**Given instruction**
Determine which lines contain the word "component", then copy those lines.

Start

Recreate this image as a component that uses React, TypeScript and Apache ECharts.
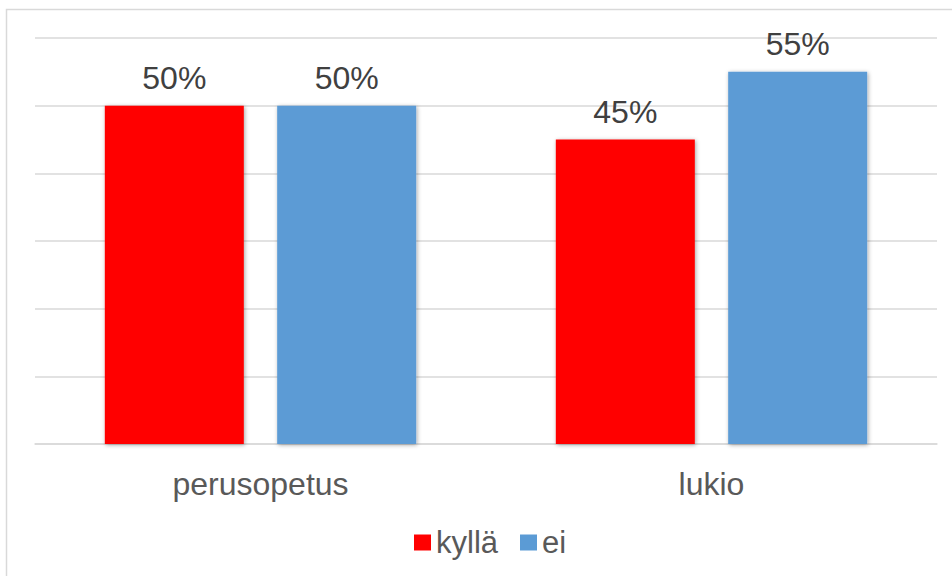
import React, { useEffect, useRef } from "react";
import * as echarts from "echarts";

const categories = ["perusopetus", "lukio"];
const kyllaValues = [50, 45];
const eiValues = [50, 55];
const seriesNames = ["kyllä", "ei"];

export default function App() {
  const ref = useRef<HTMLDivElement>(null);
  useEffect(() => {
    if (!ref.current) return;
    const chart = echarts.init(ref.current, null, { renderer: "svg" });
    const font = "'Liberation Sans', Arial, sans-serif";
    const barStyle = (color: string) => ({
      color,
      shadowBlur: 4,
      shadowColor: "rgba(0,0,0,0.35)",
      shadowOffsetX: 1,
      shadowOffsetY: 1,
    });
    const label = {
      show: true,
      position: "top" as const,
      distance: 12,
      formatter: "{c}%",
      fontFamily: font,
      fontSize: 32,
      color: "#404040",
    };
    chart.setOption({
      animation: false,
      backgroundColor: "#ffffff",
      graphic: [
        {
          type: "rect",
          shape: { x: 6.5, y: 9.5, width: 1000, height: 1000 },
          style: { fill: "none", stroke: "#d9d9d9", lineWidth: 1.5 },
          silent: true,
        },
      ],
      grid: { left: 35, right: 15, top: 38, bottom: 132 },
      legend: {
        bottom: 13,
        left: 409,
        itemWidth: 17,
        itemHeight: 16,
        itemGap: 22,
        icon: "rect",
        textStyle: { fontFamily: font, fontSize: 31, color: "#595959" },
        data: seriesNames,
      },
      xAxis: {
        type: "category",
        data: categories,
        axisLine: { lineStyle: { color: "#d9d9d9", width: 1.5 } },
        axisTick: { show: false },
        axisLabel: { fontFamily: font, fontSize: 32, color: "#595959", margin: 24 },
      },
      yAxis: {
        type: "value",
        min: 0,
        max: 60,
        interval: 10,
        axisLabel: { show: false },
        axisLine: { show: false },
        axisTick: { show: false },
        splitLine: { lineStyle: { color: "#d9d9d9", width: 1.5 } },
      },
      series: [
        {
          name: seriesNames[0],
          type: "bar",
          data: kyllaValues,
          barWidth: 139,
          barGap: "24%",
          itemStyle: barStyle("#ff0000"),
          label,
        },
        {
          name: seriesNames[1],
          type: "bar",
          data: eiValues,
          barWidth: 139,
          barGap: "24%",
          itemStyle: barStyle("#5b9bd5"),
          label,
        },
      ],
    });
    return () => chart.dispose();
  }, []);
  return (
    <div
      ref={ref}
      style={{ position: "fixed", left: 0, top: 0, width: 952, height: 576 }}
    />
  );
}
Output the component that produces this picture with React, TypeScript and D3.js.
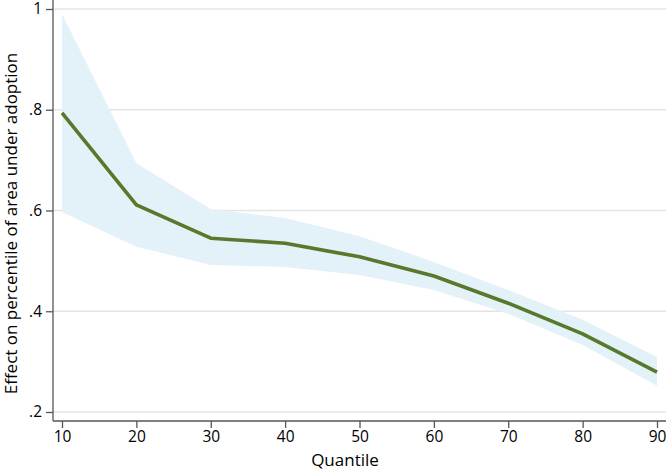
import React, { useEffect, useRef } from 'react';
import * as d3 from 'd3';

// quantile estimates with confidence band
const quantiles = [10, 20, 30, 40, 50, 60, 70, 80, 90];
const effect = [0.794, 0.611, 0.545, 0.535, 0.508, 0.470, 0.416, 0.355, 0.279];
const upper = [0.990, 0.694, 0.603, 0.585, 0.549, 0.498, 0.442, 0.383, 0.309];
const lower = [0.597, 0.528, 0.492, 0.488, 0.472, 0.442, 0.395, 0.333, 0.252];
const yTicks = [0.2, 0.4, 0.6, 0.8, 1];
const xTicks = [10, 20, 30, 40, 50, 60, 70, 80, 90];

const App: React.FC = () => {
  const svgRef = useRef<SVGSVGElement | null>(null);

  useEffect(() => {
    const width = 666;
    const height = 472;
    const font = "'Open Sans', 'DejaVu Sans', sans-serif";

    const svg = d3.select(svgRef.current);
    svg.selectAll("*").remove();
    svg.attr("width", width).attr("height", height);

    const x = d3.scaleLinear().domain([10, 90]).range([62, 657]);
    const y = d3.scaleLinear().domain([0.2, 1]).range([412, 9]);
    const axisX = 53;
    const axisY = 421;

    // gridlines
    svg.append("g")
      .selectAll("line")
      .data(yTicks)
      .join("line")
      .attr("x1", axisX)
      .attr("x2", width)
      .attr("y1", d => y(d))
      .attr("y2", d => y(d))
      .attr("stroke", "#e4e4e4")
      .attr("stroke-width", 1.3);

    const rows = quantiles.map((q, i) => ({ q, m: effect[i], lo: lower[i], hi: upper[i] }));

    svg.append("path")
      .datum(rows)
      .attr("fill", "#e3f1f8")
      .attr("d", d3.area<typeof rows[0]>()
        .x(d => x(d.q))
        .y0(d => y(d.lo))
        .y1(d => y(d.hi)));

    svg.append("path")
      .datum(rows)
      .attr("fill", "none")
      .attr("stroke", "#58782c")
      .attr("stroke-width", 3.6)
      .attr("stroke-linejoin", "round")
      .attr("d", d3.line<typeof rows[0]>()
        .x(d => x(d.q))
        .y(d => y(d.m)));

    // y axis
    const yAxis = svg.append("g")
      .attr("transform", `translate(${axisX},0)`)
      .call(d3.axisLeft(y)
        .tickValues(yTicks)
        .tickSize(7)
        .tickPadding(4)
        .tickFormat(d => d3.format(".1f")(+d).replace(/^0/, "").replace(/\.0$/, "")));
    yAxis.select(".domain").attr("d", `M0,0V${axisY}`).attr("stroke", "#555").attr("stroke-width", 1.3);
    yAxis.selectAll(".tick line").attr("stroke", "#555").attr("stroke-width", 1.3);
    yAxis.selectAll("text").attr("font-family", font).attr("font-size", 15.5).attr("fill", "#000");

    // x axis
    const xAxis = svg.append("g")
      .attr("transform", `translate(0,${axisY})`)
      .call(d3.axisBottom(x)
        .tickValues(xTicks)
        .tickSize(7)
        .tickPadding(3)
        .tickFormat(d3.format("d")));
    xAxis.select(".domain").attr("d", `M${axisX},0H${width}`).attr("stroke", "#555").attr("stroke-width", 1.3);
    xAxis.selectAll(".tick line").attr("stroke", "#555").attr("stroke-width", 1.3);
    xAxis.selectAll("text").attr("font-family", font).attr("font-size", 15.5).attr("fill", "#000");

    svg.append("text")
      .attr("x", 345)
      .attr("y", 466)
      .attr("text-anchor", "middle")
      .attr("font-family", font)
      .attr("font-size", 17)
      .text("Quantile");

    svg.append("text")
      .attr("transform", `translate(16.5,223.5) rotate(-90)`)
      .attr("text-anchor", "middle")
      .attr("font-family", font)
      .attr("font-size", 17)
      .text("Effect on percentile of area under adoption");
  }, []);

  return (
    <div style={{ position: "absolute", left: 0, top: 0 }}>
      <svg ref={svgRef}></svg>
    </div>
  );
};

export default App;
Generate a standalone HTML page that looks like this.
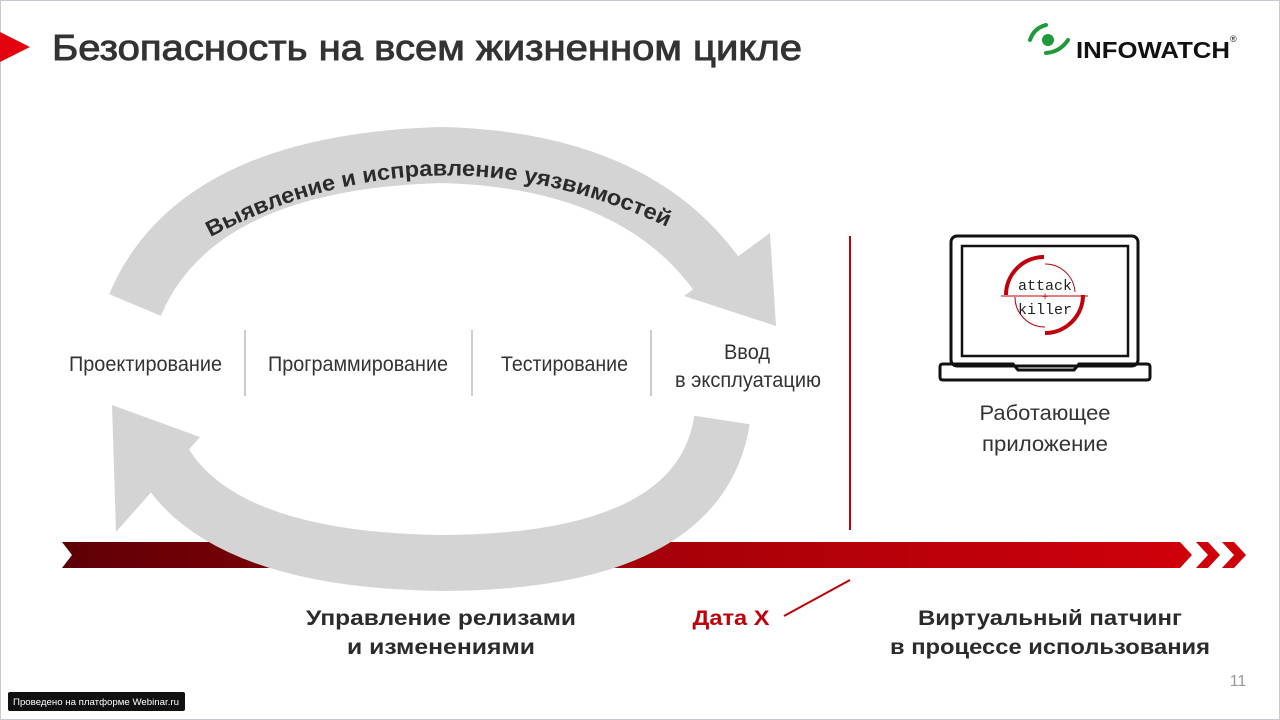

End

**Answer for this exercise**
Recreate this image as a component that uses React, TypeScript and Apache ECharts.
Output the component that produces this picture with React, TypeScript and D3.js.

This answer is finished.